Here’s a rough introduction to next week’s contribution to Christianity Today‘s history blog. The rest of the article will touch on such works as Michael Ward’s Planet Narnia, Williams’s Figure of Beatrice, and Sayers’s translation of the Divine Comedy:
C. S. Lewis was a scholar and professor who became one of the premier lay theologians of the 20th century. He chose to communicate the truths of Christian faith both in essays and in fiction writing, with powerful effects that have resonated into the 21st century.
Lewis’s friend Charles Williams, arguably the linchpin of the “Inklings” literary circle to which Lewis, Tolkien, and others belonged, also wrote both essays and imaginative literature with a deeply Christian message.
Dorothy Sayers, detective novelist, playwright, and essayist, corresponded with both Lewis and Williams. And she developed her own deeply individual and powerful Christian apologetic, which she also expressed in both nonfiction and fiction.
These three “literary Brits” shared more than a lively Christian faith, the writing of imaginative literature, and a strong mutual regard. Together they launched a literary holy war on their era’s scientific materialism and the spiritual declension that accompanied it. Each lifted up in their writings a rich, world-embracing Christian vision against the grey deadness of secularization. For each, this was a life-and-death battle, with the future of the Western world hanging in the balance. They saw their age’s new creed of hard-nosed scientific pragmatism draining the world of spirit and meaning—indeed, as Lewis put it, threatening to abolish humanity itself.
In that precarious moment of Western history, on the war-torn front of secularization, all three of these famous authors fought from the armory provisioned by the venerable four-star general of 20th-century Christian literary antimodernism, journalist and amateur medievalist G. K. Chesterton. To be precise, although they never came to share Chesterton’s Roman Catholic faith, Lewis, Williams, and Sayers took a very “Chestertonian” approach to their own antimodern campaign: they turned for help to the pulsating, faith-filled energy of the medieval worldview.

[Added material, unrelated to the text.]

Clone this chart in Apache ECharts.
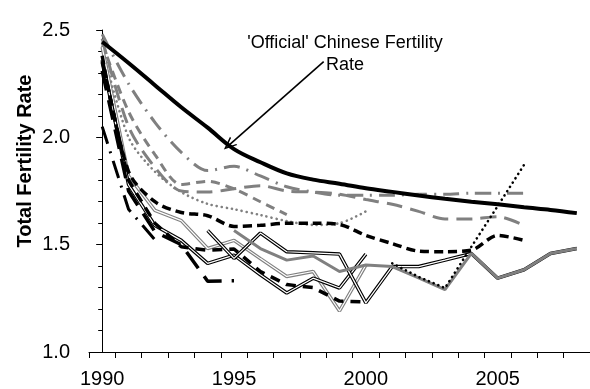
<!DOCTYPE html>
<html>
<head>
<meta charset="utf-8">
<script src="https://cdn.jsdelivr.net/npm/echarts@6/dist/echarts.min.js"></script>
<style>
html,body{margin:0;padding:0;background:#fff;}
#chart{width:590px;height:389px;}
</style>
</head>
<body>
<div id="chart"></div>
<script>
// ---- data ----
const years = ['1990','1991','1992','1993','1994','1995','1996','1997','1998','1999','2000','2001','2002','2003','2004','2005','2006','2007','2008'];
const yTicks = [1.0, 1.5, 2.0, 2.5];

const official     = [2.445,2.346,2.243,2.14,2.045,1.945,1.884,1.832,1.803,1.784,1.763,1.746,1.729,1.714,1.70,1.688,1.674,1.662,1.647];
const grayDashDot  = [2.48,2.25,2.07,1.93,1.845,1.865,1.82,1.77,1.745,1.73,1.73,1.73,1.735,1.735,1.74,1.74,1.74,null,null];
const grayLongDash = [2.46,2.05,1.86,1.75,1.745,1.76,1.775,1.75,1.745,1.735,1.71,1.688,1.655,1.62,1.62,1.63,1.59,null,null];
const grayDash     = [2.44,2.12,1.92,1.78,1.795,1.76,1.70,1.64,null,null,null,null,null,null,null,null,null,null,null];
const grayDotted   = [2.42,2.0,1.84,1.745,1.69,1.665,1.638,1.61,1.592,1.60,1.655,null,null,null,null,null,null,null,null];
const blackDashed  = [2.38,1.84,1.70,1.65,1.635,1.585,1.59,1.60,1.60,1.594,1.543,1.505,1.47,1.467,1.474,1.543,1.52,null,null];
const blackDotted  = [null,null,null,null,null,null,null,null,null,null,null,1.413,1.35,1.298,1.49,1.68,1.872,null,null];
const blackDashDot = [2.05,1.665,1.523,null,null,null,null,null,null,null,null,null,null,null,null,null,null,null,null];
const blackLongDash= [2.31,1.75,1.56,1.50,1.33,1.332,null,null,null,null,null,null,null,null,null,null,null,null,null];
const blackMedDash = [2.35,1.80,1.60,1.49,1.474,1.48,1.375,1.314,1.30,1.237,1.233,null,null,null,null,null,null,null,null];
const blackDoubleA = [2.36,1.78,1.589,1.52,1.413,1.451,1.36,1.275,1.344,1.298,1.456,null,null,null,null,null,null,null,null];
const grayDouble   = [2.42,1.82,1.66,1.612,1.482,1.52,1.435,1.352,1.375,1.191,1.405,null,null,null,null,null,null,null,null];
const blackDoubleB = [null,null,null,null,1.566,1.436,1.554,1.467,1.462,1.456,1.229,1.398,1.398,1.428,1.459,1.344,1.383,1.459,1.482];
const graySolid    = [null,null,null,null,null,1.566,1.482,1.428,1.447,1.375,1.405,1.398,1.345,1.291,1.459,1.344,1.383,1.459,1.482];

const annotationText = "'Official' Chinese Fertility\nRate";
const axisTitle = 'Total Fertility Rate';
const arrowFrom = [8.40, 2.353];
const arrowTo   = [4.80, 1.963];

// ---- chart ----
const FONT = '"Liberation Sans", Arial, sans-serif';
const GRAY = '#808080';
const chart = echarts.init(document.getElementById('chart'), null, {renderer:'canvas'});

function ln(name, data, color, width, type, opts) {
  return Object.assign({
    name, type:'line', data, symbol:'none', showSymbol:false, silent:true,
    lineStyle:{color, width, type: type || 'solid', cap: 'butt'},
    xAxisIndex:0, yAxisIndex:0
  }, opts || {});
}

const series = [
  ln('grayDotted', grayDotted, GRAY, 2.6, [0.1,5], {smooth:0.3, lineStyle:{color:GRAY,width:2.6,type:[0.1,5],cap:'round'}}),
  ln('grayDash', grayDash, GRAY, 3, [9,6], {smooth:0.3}),
  ln('grayLongDash', grayLongDash, GRAY, 3, [16,8], {smooth:0.3}),
  ln('grayDashDot', grayDashDot, GRAY, 3, [16,7,2,7], {smooth:0.3}),
  ln('grayDoubleOuter', grayDouble, GRAY, 3.5),
  ln('grayDoubleInner', grayDouble, '#ffffff', 1.2),
  ln('blackDoubleAOuter', blackDoubleA, '#000', 3.5),
  ln('blackDoubleAInner', blackDoubleA, '#ffffff', 1.2),
  ln('blackDoubleBOuter', blackDoubleB, '#000', 3.5),
  ln('blackDoubleBInner', blackDoubleB, '#ffffff', 1.2),
  ln('graySolid', graySolid, GRAY, 3),
  ln('blackDashDot', blackDashDot, '#000', 3, [18,8,2,8]),
  ln('blackLongDash', blackLongDash, '#000', 3.5, [20,10]),
  ln('blackMedDash', blackMedDash, '#000', 3.5, [10,7]),
  ln('blackDashed', blackDashed, '#000', 3.5, [9,5], {smooth:0.3}),
  ln('blackDotted', blackDotted, '#000', 2.6, [0.1,5], {lineStyle:{color:'#000',width:2.6,type:[0.1,5],cap:'round'}}),
  ln('official', official, '#000', 4, 'solid', {smooth:0.35}),
  {
    name:'arrow', type:'line', data:[], xAxisIndex:1, yAxisIndex:0, silent:true, symbol:'none',
    markLine:{
      silent:true, animation:false,
      symbol:['none','path://M0,10 L5,0 L10,10 L8.6,10 L5,2.8 L1.4,10 Z'],
      symbolSize:[11,13],
      label:{show:false},
      lineStyle:{color:'#000', width:1.6, type:'solid'},
      data:[[{coord:arrowFrom},{coord:arrowTo}]]
    }
  }
];

chart.setOption({
  animation:false,
  backgroundColor:'#fff',
  grid:{left:89, top:30, bottom:32, right:-10, containLabel:false},
  xAxis:[{
    type:'category', data:years, boundaryGap:true,
    axisLine:{show:true, lineStyle:{color:'#000', width:1}},
    axisTick:{show:true, interval:0, length:6, inside:false, alignWithLabel:false, lineStyle:{color:'#000'}},
    axisLabel:{interval:4, margin:17, fontSize:20, fontFamily:FONT, color:'#000'},
    splitLine:{show:false}
  },{
    type:'value', min:-0.5, max:18.5, show:false
  }],
  yAxis:[{
    type:'value', min:yTicks[0], max:yTicks[yTicks.length-1], interval:0.5,
    axisLine:{show:true, lineStyle:{color:'#000', width:1}},
    axisTick:{show:true, length:6, inside:false, lineStyle:{color:'#000'}},
    minorTick:{show:true, splitNumber:5, length:4, lineStyle:{color:'#000'}},
    axisLabel:{margin:19, fontSize:20, fontFamily:FONT, color:'#000', formatter:v=>v.toFixed(1)},
    splitLine:{show:false}
  }],
  graphic:[
    {type:'text', x:25, y:161, rotation:Math.PI/2, silent:true,
     style:{text:axisTitle, textAlign:'center', textVerticalAlign:'middle', fill:'#000',
            font:'bold 20px "Liberation Sans", Arial, sans-serif'}},
    {type:'text', x:345, y:54, silent:true,
     style:{text:annotationText, textAlign:'center', textVerticalAlign:'middle', fill:'#000',
            font:'18px "Liberation Sans", Arial, sans-serif', lineHeight:22}}
  ],
  series
});
</script>
</body>
</html>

This was hardly dilettantism. Each of the three was a professional medievalist with an Oxford University connection. Williams was a polymath editor at Oxford University Press and sometime lecturer on Milton who dwelt long and lovingly on medieval themes in his poetry and other writings. Lewis was an Oxford (and later Cambridge) professor of medieval and renaissance literature whose imaginative works similarly marinated in the medieval. And Sayers did her graduate work at Oxford in medieval French and made a number of published translations of medieval works (along with her prolific writing in many other genres).
Each of these “Oxford apologists” turned, too, to different sources than had Chesterton. He had looked to such figures as Francis of Assisi and Thomas Aquinas, and to a medieval-guild-based economic vision of homesteading and small crafts. The Oxford figures sat together at the feet of a different medieval master: the great 13th-century Italian poet Dante Alighieri.
But while they joined in loving Dante, these three authors could hardly have been more different in their devotion. Each found in the great Florentine poet a very different—one might even say idiosyncratically different—tonic for the ills of modernity.
For Williams it was Dante’s lifelong obsession with the girl Beatrice, and the alchemy by which the material of human love became the gold of Christian salvation, that drew him to recover an older “Affirmative Way” of faith.
For Lewis it was Dante’s vivid rendering of the medieval cosmology—the “Discarded Image” of a pre-scientific age—that captivated him, transposing his own worldview into a more spiritual key.
For Sayers it was Dante’s striking and forceful rendering of humanity’s moral condition that made her blood rise and her pen flow over in wartime exhortations.